▶ **MATERIAL PROVIDED**
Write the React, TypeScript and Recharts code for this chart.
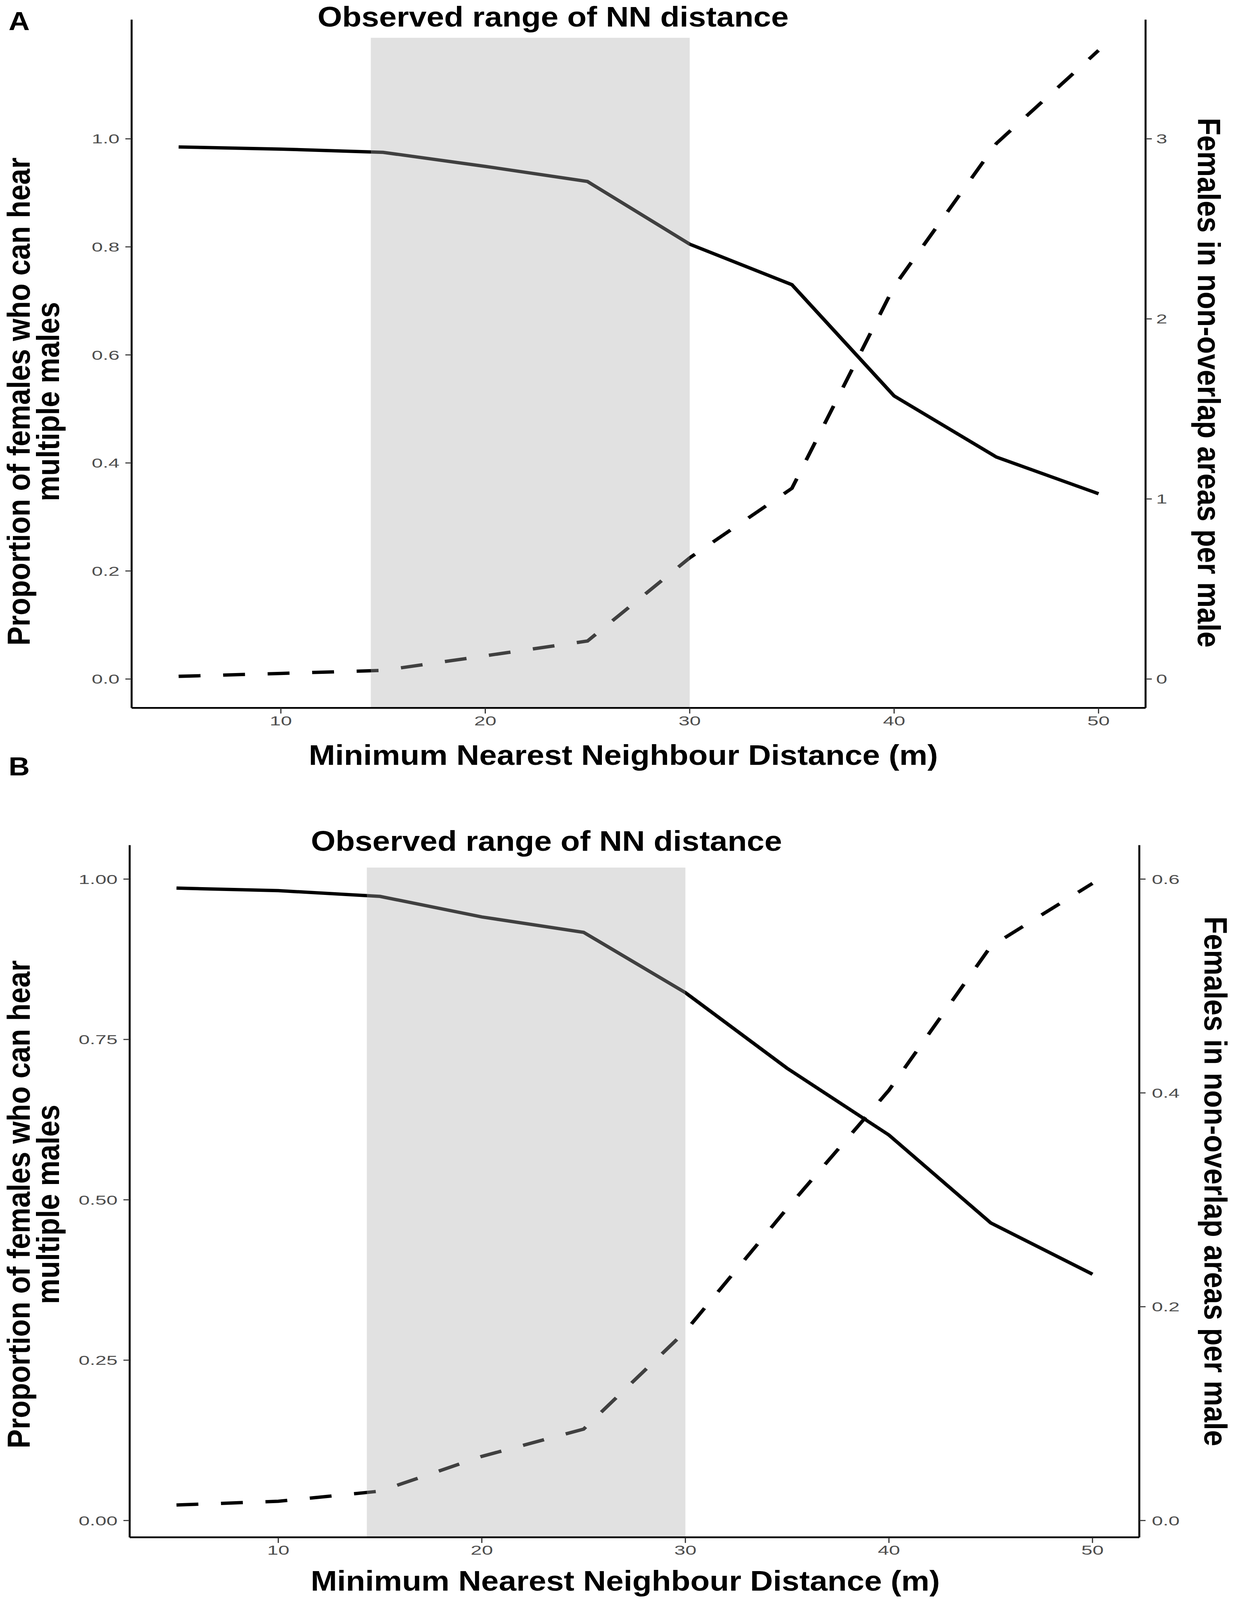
import React from "react";
import { LineChart, Line, XAxis, YAxis, ReferenceArea } from "recharts";

// ---------- data ----------
const distance = [5, 10, 15, 20, 25, 30, 35, 40, 45, 50];

// Panel A
const propHearA = [0.985, 0.981, 0.975, 0.949, 0.921, 0.805, 0.73, 0.524, 0.411, 0.343];
const nonOverlapA = [0.015, 0.031, 0.048, 0.129, 0.211, 0.673, 1.059, 2.18, 2.974, 3.491];

// Panel B
const propHearB = [0.986, 0.982, 0.973, 0.941, 0.917, 0.823, 0.705, 0.601, 0.464, 0.384];
const nonOverlapB = [0.0145, 0.018, 0.0275, 0.06, 0.0855, 0.177, 0.292, 0.4025, 0.537, 0.596];

// observed NN range (x from, x to, top on left axis)
const observedRangeA = [14.4, 30, 1.187];
const observedRangeB = [14.35, 30, 1.018];

const xTicks = [10, 20, 30, 40, 50];
const leftTicksA = [0, 0.2, 0.4, 0.6, 0.8, 1.0];
const rightTicksA = [0, 1, 2, 3];
const leftTicksB = [0, 0.25, 0.5, 0.75, 1.0];
const rightTicksB = [0, 0.2, 0.4, 0.6];

const titleText = "Observed range of NN distance";
const xTitle = "Minimum Nearest Neighbour Distance (m)";
const leftTitle1 = "Proportion of females who can hear";
const leftTitle2 = "multiple males";
const rightTitle = "Females in non-overlap areas per male";

// ---------- styling ----------
const W = 3162;
const FULL_H = 4570;
const H = 2285;
const FONT = "'Liberation Sans', Arial, Helvetica, sans-serif";
const TICK_COLOR = "#4d4d4d";
const TICK_FS = 38;
const TICK_SX = 1.35;

const makeTick = (fmt: (v: number) => string, dy: string) => (props: any) => {
  const { x, y, payload, textAnchor } = props;
  return (
    <text
      transform={`translate(${x},${y}) scale(${TICK_SX},1)`}
      textAnchor={textAnchor}
      dy={dy}
      fill={TICK_COLOR}
      fontSize={TICK_FS}
      fontFamily={FONT}
    >
      {fmt(payload.value)}
    </text>
  );
};

type PanelCfg = {
  prop: number[];
  non: number[];
  range: number[];
  leftDomain: [number, number];
  rightScale: number;
  leftTicks: number[];
  rightTicks: number[];
  leftFmt: (v: number) => string;
  rightFmt: (v: number) => string;
  rightTickMargin: number;
  margin: { top: number; right: number; bottom: number; left: number };
};

function Panel({ cfg }: { cfg: PanelCfg }) {
  const data = distance.map((d, i) => ({ d, p: cfg.prop[i], n: cfg.non[i] }));
  const rightDomain: [number, number] = [
    cfg.leftDomain[0] * cfg.rightScale,
    cfg.leftDomain[1] * cfg.rightScale,
  ];
  const axisLine = { stroke: "#000", strokeWidth: 5 };
  const tickLine = { stroke: "#333", strokeWidth: 3 };
  return (
    <LineChart width={W} height={H} data={data} margin={cfg.margin}>
      <XAxis
        type="number"
        dataKey="d"
        domain={[2.7, 52.3]}
        ticks={xTicks}
        allowDataOverflow
        interval={0}
        height={80}
        tickSize={16}
        tickMargin={7}
        axisLine={axisLine}
        tickLine={tickLine}
        tick={makeTick((v) => String(v), "0.71em")}
      />
      <YAxis
        yAxisId="left"
        orientation="left"
        type="number"
        domain={cfg.leftDomain}
        ticks={cfg.leftTicks}
        allowDataOverflow
        interval={0}
        width={100}
        tickSize={16}
        tickMargin={15}
        axisLine={axisLine}
        tickLine={tickLine}
        tick={makeTick(cfg.leftFmt, "0.355em")}
      />
      <YAxis
        yAxisId="right"
        orientation="right"
        type="number"
        domain={rightDomain}
        ticks={cfg.rightTicks}
        allowDataOverflow
        interval={0}
        width={100}
        tickSize={16}
        tickMargin={cfg.rightTickMargin}
        axisLine={axisLine}
        tickLine={tickLine}
        tick={makeTick(cfg.rightFmt, "0.355em")}
      />
      <Line
        yAxisId="left"
        dataKey="p"
        type="linear"
        stroke="#000"
        strokeWidth={9.5}
        dot={false}
        activeDot={false}
        isAnimationActive={false}
      />
      <Line
        yAxisId="right"
        dataKey="n"
        type="linear"
        stroke="#000"
        strokeWidth={9.5}
        strokeDasharray="56 58"
        strokeLinecap="butt"
        dot={false}
        activeDot={false}
        isAnimationActive={false}
      />
      <ReferenceArea
        yAxisId="left"
        x1={cfg.range[0]}
        x2={cfg.range[1]}
        y1={cfg.leftDomain[0]}
        y2={cfg.range[2]}
        fill="#adadad"
        fillOpacity={0.37}
        stroke="none"
        ifOverflow="visible"
        zIndex={450}
      />
    </LineChart>
  );
}

const cfgA: PanelCfg = {
  prop: propHearA,
  non: nonOverlapA,
  range: observedRangeA,
  leftDomain: [-0.0535, 1.2207],
  rightScale: 3,
  leftTicks: leftTicksA,
  rightTicks: rightTicksA,
  leftFmt: (v) => v.toFixed(1),
  rightFmt: (v) => String(v),
  rightTickMargin: 11,
  margin: { top: 56, right: 129, bottom: 183, left: 237 },
};

const cfgB: PanelCfg = {
  prop: propHearB,
  non: nonOverlapB,
  range: observedRangeB,
  leftDomain: [-0.0262, 1.0529],
  rightScale: 0.6,
  leftTicks: leftTicksB,
  rightTicks: rightTicksB,
  leftFmt: (v) => v.toFixed(2),
  rightFmt: (v) => v.toFixed(1),
  rightTickMargin: 16,
  margin: { top: 129, right: 145, bottom: 99, left: 232 },
};

function PanelTexts({ titleX, titleY, xTitleX, xTitleY, leftY, rightX, rightY, letter, letterY }: any) {
  const bold = { fontFamily: FONT, fontWeight: 700, fill: "#000" } as any;
  return (
    <g>
      <text x={22} y={letterY} fontSize={75} {...bold}>
        {letter}
      </text>
      <text x={titleX} y={titleY} fontSize={81} {...bold}>
        {titleText}
      </text>
      <text x={xTitleX} y={xTitleY} fontSize={81} textAnchor="middle" {...bold}>
        {xTitle}
      </text>
      <text transform={`translate(76,${leftY}) rotate(-90)`} fontSize={82} textAnchor="middle" {...bold}>
        {leftTitle1}
      </text>
      <text transform={`translate(151,${leftY}) rotate(-90)`} fontSize={82} textAnchor="middle" {...bold}>
        {leftTitle2}
      </text>
      <text transform={`translate(${rightX},${rightY}) rotate(90)`} fontSize={82} textAnchor="middle" {...bold}>
        {rightTitle}
      </text>
    </g>
  );
}

export default function App() {
  // The visible viewport can be shorter than the requested page height;
  // squeeze the layout vertically so the whole figure stays in view.
  const viewH = typeof window !== "undefined" ? window.innerHeight : FULL_H;
  const k = Math.min(1, viewH / FULL_H);
  return (
    <div
      style={{
        position: "absolute",
        left: 0,
        top: 0,
        width: W,
        height: FULL_H * k,
        overflow: "hidden",
        background: "#fff",
      }}
    >
      <div
        style={{
          position: "absolute",
          left: 0,
          top: 0,
          width: W,
          height: FULL_H,
          background: "#fff",
          transform: `scale(1, ${k})`,
          transformOrigin: "0 0",
        }}
      >
        <div style={{ position: "absolute", left: 0, top: 0 }}>
          <Panel cfg={cfgA} />
        </div>
        <div style={{ position: "absolute", left: 0, top: H }}>
          <Panel cfg={cfgB} />
        </div>
        <svg
          width={W}
          height={FULL_H}
          style={{ position: "absolute", left: 0, top: 0, pointerEvents: "none" }}
        >
          <PanelTexts
            letter="A"
            letterY={86}
            titleX={813}
            titleY={76}
            xTitleX={1596}
            xTitleY={2185}
            leftY={1147}
            rightX={3067}
            rightY={1093}
          />
          <PanelTexts
            letter="B"
            letterY={2215}
            titleX={796}
            titleY={2430}
            xTitleX={1601}
            xTitleY={4543}
            leftY={3440}
            rightX={3084}
            rightY={3374}
          />
        </svg>
      </div>
    </div>
  );
}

▶ **WHAT IS ASKED**
From the first line of the material down to the line containing "0.4025, 0.537, 0.596];", inclusive, return each line exactly, skipping any picture.

▶ **OUTPUT FOR THIS TASK**
Write the React, TypeScript and Recharts code for this chart.
import React from "react";
import { LineChart, Line, XAxis, YAxis, ReferenceArea } from "recharts";

// ---------- data ----------
const distance = [5, 10, 15, 20, 25, 30, 35, 40, 45, 50];

// Panel A
const propHearA = [0.985, 0.981, 0.975, 0.949, 0.921, 0.805, 0.73, 0.524, 0.411, 0.343];
const nonOverlapA = [0.015, 0.031, 0.048, 0.129, 0.211, 0.673, 1.059, 2.18, 2.974, 3.491];

// Panel B
const propHearB = [0.986, 0.982, 0.973, 0.941, 0.917, 0.823, 0.705, 0.601, 0.464, 0.384];
const nonOverlapB = [0.0145, 0.018, 0.0275, 0.06, 0.0855, 0.177, 0.292, 0.4025, 0.537, 0.596];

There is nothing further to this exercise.